デルタが手を抜いているわけではない。命令によって強制的に戦わされているものの、動きも魔力も正常である。
それでも決定打に持ち込めないほど、アンラベルの連携が巧みなのだろう。
こんな戦いを延々と見続けられるほど、レーツェンも暇ではない。
ゆえに、命令を下す。
「デルタ、弱い奴を狙いなさい。
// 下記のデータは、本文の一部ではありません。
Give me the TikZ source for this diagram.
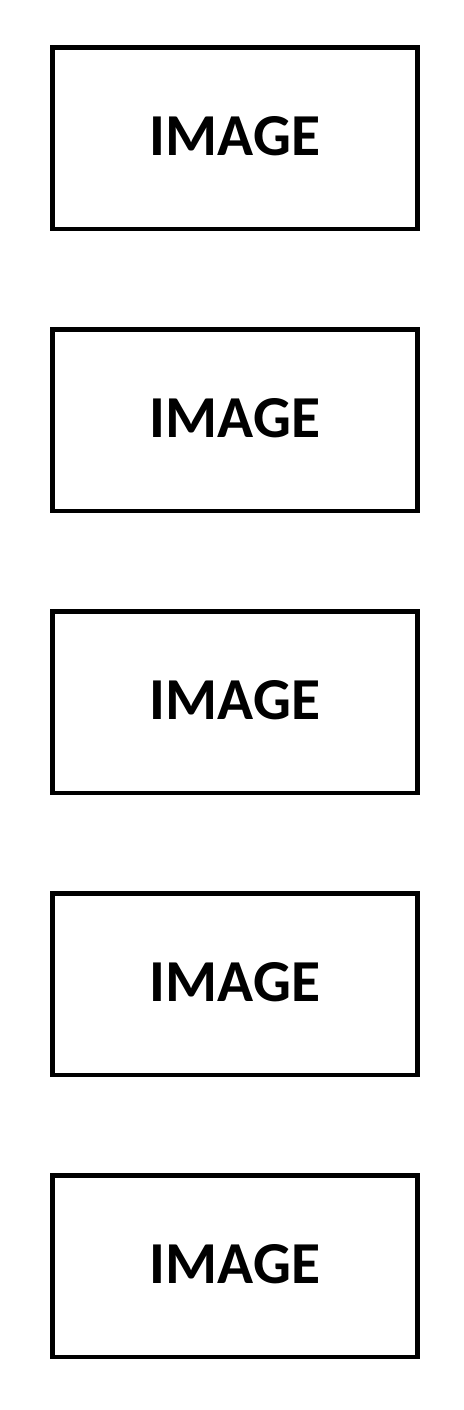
\documentclass[tikz,border=0pt]{standalone}
\usepackage{fontspec}
\setmainfont{Carlito}
\tikzset{
  imgbox/.style={draw=black, line width=4.5pt, minimum width=365pt, minimum height=181.5pt,
    inner sep=0pt, font=\fontsize{59.5}{60}\selectfont\bfseries, text depth=4.5pt}
}
\begin{document}
\begin{tikzpicture}[x=1pt,y=1pt]
\useasboundingbox (0,0) rectangle (463,-1410);
\foreach \i in {0,...,4}{
  \node[imgbox] (box\i) at (235,{-(138.25+282*\i)}) {IMAGE};
}
\end{tikzpicture}
\end{document}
後方に居るメンバー、あの金髪です」
レーツェンが指し示したのは、ルーシィであった。
命令を受けて、デルタの動きが変わる。
「うぉっ、テメェ!」
ティファニーを突破して、後方に控えたメンバーのもとへ。
無論それを止めようと、ティファニーの雷撃が放たれるものの。
後方からのそれを、デルタは容易に回避する。
そしてその手は、ルーシィのもとへと。
「えぇ!? わたし!?」
まさかの自分狙いに、ルーシィは咄嗟に身構えるものの。
すでにデルタの手には、破壊的な魔力が集っており。
その魔法は、残酷にも、
――当たる直前で、邪魔が入る。
「させません」
デルタの攻撃を弾いたのは、魔女、シャルロッテ。
まさかの横槍に、デルタの動きも止まる。
気がつけば、彼女だけではない。
教会に居た他のワルプルギスの魔女たちも、同じように戦闘態勢に入っていた。
アンラベルを守るために。
「……魔女風情が、国に、陛下に逆らうと?」
レーツェンの声が、怒りで震える。
「あなた方の独裁を許しては、この国の未来は歪んでしまう」
シャルロッテも、他の魔女たちも。
すでに、覚悟は決まっていた。
「……本当に、残念です」
まさか、ここまで否定されてしまうとは。
もはや説得は不可能と、レーツェンも判断する。
そこからは、一瞬であった。
たった一振り、杖を振っただけで。
ワルプルギスの魔女たちは、地面へと崩れ落ちた。
「……マジか」
その光景に、ティファニーは思わずつぶやく。
レーツェンがその気になれば、いつでもこの戦闘を終わらせることが出来る。
こちらの戦いをデルタに任せているのは、ただの気まぐれのようなもの。
この必死な抵抗も、彼女の手のひらの上で踊らされているだけ。
このままでは、どう足掻いても勝ちはない。
ここにいるメンバーだけでは。
「なにやってんだよ、クソガキぃ!」
この場に居ない隊長に対して、ティファニーは魂の叫びを。
すると、まるでそれに呼応するかのように。
遠方にて、強大な力が発生する。
それは天まで届く、真っ赤な魔力の輝き。
尋常ならざる、力の波動。
「……あれは、一体」
それは、レーツェンですら知らないもの。
全てを変える、新たなる光であった。